The Attorneys General immediately launched a national investigation, which found that despite knowing about a critical vulnerability in its software systems, Equifax did not patch the systems or even replace a software program that monitored its system for breaches. As a result, it took Equifax 76 days to notice that its database had been hacked and the highly sensitive personal information of millions of Americans had been stolen.
Under the terms of the settlement, Equifax will establish a Consumer Restitution Fund of up to $425 million to reimburse people who suffered a financial loss from identity theft or expenses for credit monitoring services as a result of the breach. Eligible individuals will be able to submit claims online or by mail, through a process coordinated by the Federal Trade Commission. Consumers can obtain more information about how to determine their eligibility and can register their email address to receive notice when the FTC is ready to process claims, at ftc.gov/equifax, or by calling the FTC’s claim hotline at 1-833-759-2982.
As part of the settlement, Equifax is required to minimize its future collection of sensitive data, including social security numbers, to strengthen its security practices, perform regular security monitoring, logging and testing, and institute new policies to identify and quickly deploy critical security updates and patches to its systems. Equifax will pay the states a total of $175 million, which includes $1 million for North Dakota.
Equifax is one of the three major credit reporting agencies, along with Experian and TransUnion, which collect personal and financial information of millions of Americans and then profit from re-selling that information in the form of credit reports.
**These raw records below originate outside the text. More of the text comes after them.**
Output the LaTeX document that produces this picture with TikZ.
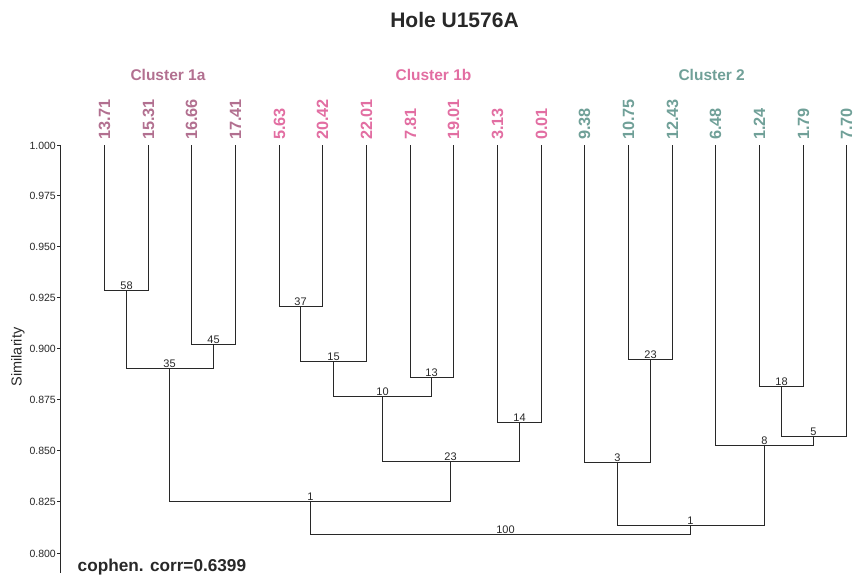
\documentclass[tikz,border=0pt]{standalone}
\usepackage{fontspec}
\setmainfont{Liberation Sans}
\definecolor{ca}{RGB}{178,112,144}
\definecolor{cb}{RGB}{226,110,162}
\definecolor{cc}{RGB}{112,160,152}
\definecolor{ink}{RGB}{40,40,40}
\begin{document}
\begin{tikzpicture}[x=1pt,y=-1pt,
  branch/.style={draw=ink,line width=1.7pt},
  axisline/.style={draw=ink,line width=1.2pt},
  leaflab/.style={rotate=90,anchor=west,inner sep=0pt,font=\bfseries\fontsize{16.3}{16.3}\selectfont},
  bootlab/.style={anchor=south,inner sep=0.8pt,font=\fontsize{11}{11}\selectfont,text=ink},
  ticklab/.style={anchor=east,inner sep=0pt,font=\fontsize{10.5}{10.5}\selectfont,text=ink},
  clusterlab/.style={anchor=base,inner sep=0pt,font=\bfseries\fontsize{15.5}{15.5}\selectfont}]
\useasboundingbox (0,0) rectangle (856,578);

% title
\node[anchor=base,inner sep=0pt,font=\bfseries\fontsize{21}{21}\selectfont,text=ink] (title) at (454.5,27.3) {Hole U1576A};

% cluster labels
\node[clusterlab,text=ca] (cl1a) at (168,80) {Cluster 1a};
\node[clusterlab,text=cb] (cl1b) at (433.5,80) {Cluster 1b};
\node[clusterlab,text=cc] (cl2) at (711.7,80) {Cluster 2};

% leaves
\foreach \i/\x/\t/\c in {0/104.5/13.71/ca,1/148.5/15.31/ca,2/191.5/16.66/ca,3/235.5/17.41/ca,
  4/279.5/5.63/cb,5/322.5/20.42/cb,6/366.5/22.01/cb,7/410.5/7.81/cb,8/453.5/19.01/cb,
  9/497.5/3.13/cb,10/541.5/0.01/cb,11/584.5/9.38/cc,12/628.5/10.75/cc,13/672.5/12.43/cc,
  14/715.5/6.48/cc,15/759.5/1.24/cc,16/803.5/1.79/cc,17/846.5/7.70/cc}{
  \coordinate (L\i) at (\x,145);
  \node[leaflab,text=\c] (T\i) at (\x,140) {\t};
}

% merge points
\coordinate (m58) at (126.5,290.5);
\coordinate (m45) at (213.5,344.5);
\coordinate (m35) at (169.5,368.5);
\coordinate (m37) at (300.5,306.5);
\coordinate (m15) at (333.5,361.5);
\coordinate (m13) at (431.5,377.5);
\coordinate (m10) at (382.5,396.5);
\coordinate (m14) at (519.5,422.5);
\coordinate (m23a) at (450.5,461.5);
\coordinate (m1a) at (310.5,501.5);
\coordinate (m23b) at (650.5,359.5);
\coordinate (m3) at (617.5,462.5);
\coordinate (m18) at (781.5,386.5);
\coordinate (m5) at (813.5,436.5);
\coordinate (m8) at (764.5,445.5);
\coordinate (m1b) at (690.5,525.5);
\coordinate (m100) at (500.5,534.5);

% branches
\draw[branch] (L0) |- (m58) -| (L1);
\draw[branch] (L2) |- (m45) -| (L3);
\draw[branch] (m58) |- (m35) -| (m45);
\draw[branch] (L4) |- (m37) -| (L5);
\draw[branch] (m37) |- (m15) -| (L6);
\draw[branch] (L7) |- (m13) -| (L8);
\draw[branch] (m15) |- (m10) -| (m13);
\draw[branch] (L9) |- (m14) -| (L10);
\draw[branch] (m10) |- (m23a) -| (m14);
\draw[branch] (m35) |- (m1a) -| (m23a);
\draw[branch] (L12) |- (m23b) -| (L13);
\draw[branch] (L11) |- (m3) -| (m23b);
\draw[branch] (L15) |- (m18) -| (L16);
\draw[branch] (m18) |- (m5) -| (L17);
\draw[branch] (L14) |- (m8) -| (m5);
\draw[branch] (m3) |- (m1b) -| (m8);
\draw[branch] (m1a) |- (m100) -| (m1b);

% bootstrap labels
\node[bootlab] (b58) at (m58) {58};
\node[bootlab] (b45) at (m45) {45};
\node[bootlab] (b35) at (m35) {35};
\node[bootlab] (b37) at (m37) {37};
\node[bootlab] (b15) at (m15) {15};
\node[bootlab] (b13) at (m13) {13};
\node[bootlab] (b10) at (m10) {10};
\node[bootlab] (b14) at (m14) {14};
\node[bootlab] (b23a) at (m23a) {23};
\node[bootlab] (b1a) at (m1a) {1};
\node[bootlab] (b23b) at (m23b) {23};
\node[bootlab] (b3) at (m3) {3};
\node[bootlab] (b18) at (m18) {18};
\node[bootlab] (b5) at (m5) {5};
\node[bootlab] (b8) at (m8) {8};
\node[bootlab] (b1b) at (m1b) {1};
\node[bootlab,xshift=5pt] (b100) at (m100) {100};

% axis
\coordinate (ax0) at (60.5,145);
\coordinate (ax1) at (60.5,572.5);
\draw[axisline] (ax0) -- (ax1);
\foreach \i/\v/\y in {0/1.000/145.5,1/0.975/195.5,2/0.950/246.5,3/0.925/297.5,4/0.900/348.5,
  5/0.875/399.5,6/0.850/450.5,7/0.825/501.5,8/0.800/553.5}{
  \coordinate (tk\i) at (60.5,\y);
  \coordinate (tl\i) at (57,\y);
  \draw[axisline] (tl\i) -- (tk\i);
  \node[ticklab] (tv\i) at (56,\y) {\v};
}
\node[rotate=90,inner sep=0pt,font=\fontsize{14.5}{14.5}\selectfont,text=ink] (ytitle) at (18,357) {Similarity};

% cophenetic correlation
\node[anchor=base west,inner sep=0pt,font=\bfseries\fontsize{17.2}{17.2}\selectfont,text=ink] (coph) at (77.5,571) {cophen. corr=0.6399};
\end{tikzpicture}
\end{document}
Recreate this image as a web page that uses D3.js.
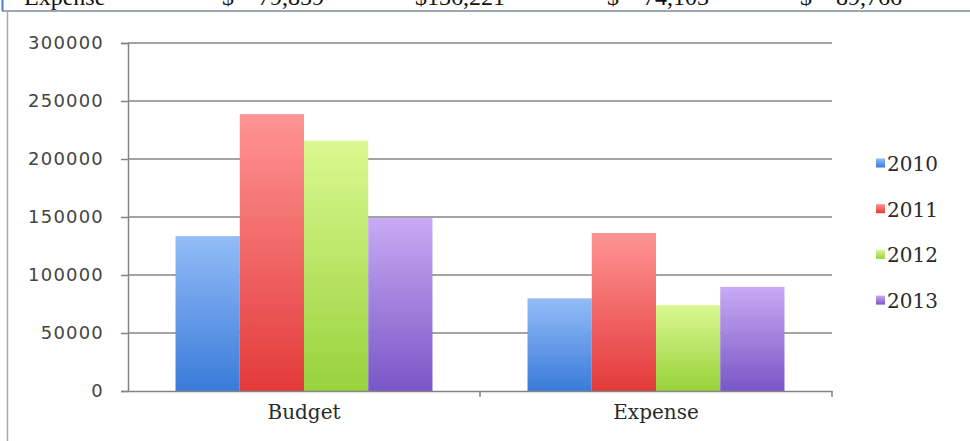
<!DOCTYPE html>
<html>
<head>
<meta charset="utf-8">
<script src="https://cdn.jsdelivr.net/npm/d3@7"></script>
<style>
  html, body { margin: 0; padding: 0; background: #fff; }
  svg { display: block; }
</style>
</head>
<body>
<svg id="chart" width="970" height="441"></svg>
<script>
// Budget vs expense by year
const categories = ["Budget", "Expense"];
const years = ["2010", "2011", "2012", "2013"];
const budgetValues = [133500, 238700, 215800, 149100];
const expenseValues = [79859, 136221, 74103, 89766];
const yTicks = [0, 50000, 100000, 150000, 200000, 250000, 300000];

const seriesValues = { Budget: budgetValues, Expense: expenseValues };
const colors = {
  "2010": ["#93bcf7", "#3a7bd9"],
  "2011": ["#ff9494", "#e33a3a"],
  "2012": ["#daf890", "#98d23c"],
  "2013": ["#c8aaf4", "#7a56c6"]
};

const svg = d3.select("#chart");

// table row above the chart (Expense totals), running off the top edge
const rowX = [24, 222, 415, 607, 800];
const fmt = d3.format(",");
const rowG = svg.append("g").attr("font-family", "Liberation Serif, Times New Roman, serif")
  .attr("font-size", 24).attr("fill", "#111");
rowG.append("text").attr("x", rowX[0]).attr("y", 5).text("Expense");
expenseValues.forEach((v, i) => {
  const s = fmt(v);
  rowG.append("text").attr("x", rowX[i + 1]).attr("y", 5)
    .attr("xml:space", "preserve").text(s.length < 7 ? "$    " + s : "$" + s);
});
svg.append("line").attr("x1", 2.5).attr("x2", 2.5).attr("y1", 0).attr("y2", 11)
  .attr("stroke", "#4a7fd0").attr("stroke-width", 2);
svg.append("line").attr("x1", 2).attr("x2", 970).attr("y1", 11).attr("y2", 11)
  .attr("stroke", "#7d8698").attr("stroke-width", 1.5);
svg.append("line").attr("x1", 7.5).attr("x2", 7.5).attr("y1", 11).attr("y2", 441)
  .attr("stroke", "#a9a9a9").attr("stroke-width", 1.5);

// plot geometry
const plotLeft = 128, plotRight = 832, plotTop = 43, plotBottom = 391;

const y = d3.scaleLinear().domain([0, 300000]).range([plotBottom, plotTop]);
const x0 = d3.scaleBand().domain(categories).range([plotLeft, plotRight]).padding(0);
const x1 = d3.scaleBand().domain(years)
  .range([x0.bandwidth() * 0.135, x0.bandwidth() * 0.865]).padding(0);

// gradients
const defs = svg.append("defs");
years.forEach(yr => {
  const g = defs.append("linearGradient").attr("id", "g" + yr)
    .attr("x1", 0).attr("y1", 0).attr("x2", 0).attr("y2", 1);
  g.append("stop").attr("offset", "0%").attr("stop-color", colors[yr][0]);
  g.append("stop").attr("offset", "100%").attr("stop-color", colors[yr][1]);
});

// gridlines
svg.append("g").selectAll("line").data(yTicks.filter(d => d > 0)).join("line")
  .attr("x1", plotLeft).attr("x2", plotRight)
  .attr("y1", d => y(d)).attr("y2", d => y(d))
  .attr("stroke", "#848484").attr("stroke-width", 1.5);

// bars
const groups = svg.append("g").selectAll("g").data(categories).join("g")
  .attr("transform", d => `translate(${x0(d)},0)`);
groups.selectAll("rect")
  .data(c => years.map((yr, i) => ({ yr, v: seriesValues[c][i] })))
  .join("rect")
  .attr("x", d => x1(d.yr))
  .attr("width", x1.bandwidth())
  .attr("y", d => y(d.v))
  .attr("height", d => plotBottom - y(d.v))
  .attr("fill", d => `url(#g${d.yr})`);

// y axis
const yAxis = d3.axisLeft(y).tickValues(yTicks).tickSize(7).tickPadding(17).tickFormat(d3.format("d"));
const ya = svg.append("g").attr("transform", `translate(${plotLeft},0)`).call(yAxis);
ya.select(".domain").attr("stroke", "#848484").attr("stroke-width", 1.5);
ya.selectAll(".tick line").attr("stroke", "#848484").attr("stroke-width", 1.5);
ya.selectAll(".tick text").attr("font-family", "DejaVu Sans, Verdana, sans-serif")
  .attr("font-size", 18).attr("letter-spacing", 1.2).attr("fill", "#444");

// x axis
const xAxis = d3.axisBottom(x0).tickSize(0).tickPadding(14);
const xa = svg.append("g").attr("transform", `translate(0,${plotBottom})`).call(xAxis);
xa.select(".domain").attr("stroke", "#848484").attr("stroke-width", 1.5);
xa.selectAll(".tick text").attr("font-family", "DejaVu Serif, Cambria, serif")
  .attr("font-size", 20).attr("fill", "#2a2a2a");
// boundary ticks between categories
xa.append("g").selectAll("line").data(categories).join("line")
  .attr("x1", d => x0(d) + x0.bandwidth()).attr("x2", d => x0(d) + x0.bandwidth())
  .attr("y1", 0).attr("y2", 6).attr("stroke", "#848484").attr("stroke-width", 1.5);

// legend
const legend = svg.append("g").attr("transform", "translate(876,163)");
const li = legend.selectAll("g").data(years).join("g")
  .attr("transform", (d, i) => `translate(0,${i * 45.7})`);
li.append("rect").attr("x", 0).attr("y", -4.5).attr("width", 9).attr("height", 9)
  .attr("fill", d => `url(#g${d})`);
li.append("text").attr("x", 11).attr("y", 8)
  .attr("font-family", "DejaVu Serif, Cambria, serif").attr("font-size", 20)
  .attr("fill", "#2a2a2a").text(d => d);
</script>
</body>
</html>
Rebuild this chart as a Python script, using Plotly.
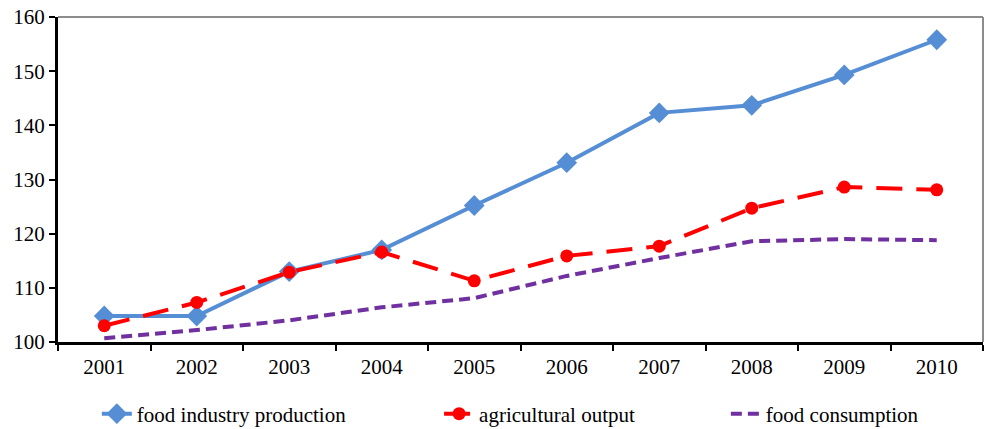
import plotly.graph_objects as go

years = ["2001", "2002", "2003", "2004", "2005", "2006", "2007", "2008", "2009", "2010"]
food_industry = [104.8, 104.8, 113.0, 117.0, 125.2, 133.1, 142.3, 143.7, 149.3, 155.8]
agricultural = [103.0, 107.3, 112.9, 116.6, 111.3, 115.9, 117.7, 124.7, 128.6, 128.1]
consumption = [100.7, 102.2, 104.0, 106.4, 108.1, 112.2, 115.5, 118.6, 119.0, 118.8]
y_ticks = [100, 110, 120, 130, 140, 150, 160]

FONT = "Liberation Serif, Times New Roman, serif"
FSIZE = 21

fig = go.Figure()
fig.add_trace(go.Scatter(
    x=years, y=food_industry, name="food industry production", mode="lines+markers",
    line=dict(color="#558ED5", width=4),
    marker=dict(symbol="diamond", size=16, color="#558ED5"),
    legend="legend",
))
fig.add_trace(go.Scatter(
    x=years, y=agricultural, name="agricultural output", mode="lines+markers",
    line=dict(color="#FF0000", width=4, dash="26px,14px"),
    marker=dict(symbol="circle", size=13, color="#FF0000"),
    legend="legend2",
))
fig.add_trace(go.Scatter(
    x=years, y=consumption, name="food consumption", mode="lines",
    line=dict(color="#7030A0", width=4, dash="11px,6px"),
    legend="legend3",
))

legend_common = dict(
    orientation="h", xref="paper", yref="container", yanchor="middle",
    y=0.035, font=dict(family=FONT, size=FSIZE, color="#000000"),
    bgcolor="rgba(0,0,0,0)",
)

fig.update_layout(
    width=984, height=429,
    margin=dict(l=58, r=1, t=17, b=87, autoexpand=False),
    paper_bgcolor="white", plot_bgcolor="white",
    font=dict(family=FONT, size=FSIZE, color="#000000"),
    showlegend=True,
    legend=dict(x=0.042, **legend_common),
    legend2=dict(x=0.412, **legend_common),
    legend3=dict(x=0.722, **legend_common),
    xaxis=dict(
        type="category", range=[-0.5, len(years) - 0.5],
        showgrid=False, tickson="boundaries",
        ticks="outside", ticklen=6, tickwidth=2, tickcolor="#000000",
        showline=True, linecolor="#000000", linewidth=3,
        tickfont=dict(family=FONT, size=FSIZE), zeroline=False,
        automargin=False, ticklabelstandoff=4,
    ),
    yaxis=dict(
        range=[100, 160], tickvals=y_ticks, showgrid=False,
        ticks="outside", ticklen=6, tickwidth=2, tickcolor="#000000",
        showline=True, linecolor="#000000", linewidth=3,
        tickfont=dict(family=FONT, size=FSIZE), zeroline=False,
        automargin=False,
    ),
    shapes=[
        dict(type="line", xref="paper", yref="paper", x0=0, x1=1, y0=1, y1=1,
             line=dict(color="#8C8C8C", width=2), layer="below"),
        dict(type="line", xref="paper", yref="paper", x0=1, x1=1, y0=0, y1=1,
             line=dict(color="#8C8C8C", width=2), layer="below"),
    ],
)

fig.write_html("out.html")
These credit reports are used by prospective employers, landlords, credit card companies, and lenders, to decide whether an individual poses a credit risk.
In addition to North Dakota, the following states participated in the settlement: Alabama, Alaska, Arizona, Arkansas, California, Colorado, Connecticut, Delaware, Florida, Georgia, Hawaii, Idaho, Illinois, Iowa, Kansas, Kentucky, Louisiana, Maine, Maryland, Michigan, Minnesota, Mississippi, Missouri, Montana, Nebraska, Nevada, New Hampshire, New Jersey, New Mexico, New York, North Carolina, Ohio, Oklahoma, Oregon, Pennsylvania, Rhode Island, South Carolina, South Dakota, Tennessee, Texas, Utah, Vermont, Virginia, Washington, West Virginia, Wisconsin, Wyoming, as well as the District of Columbia and the Commonwealth of Puerto Rico.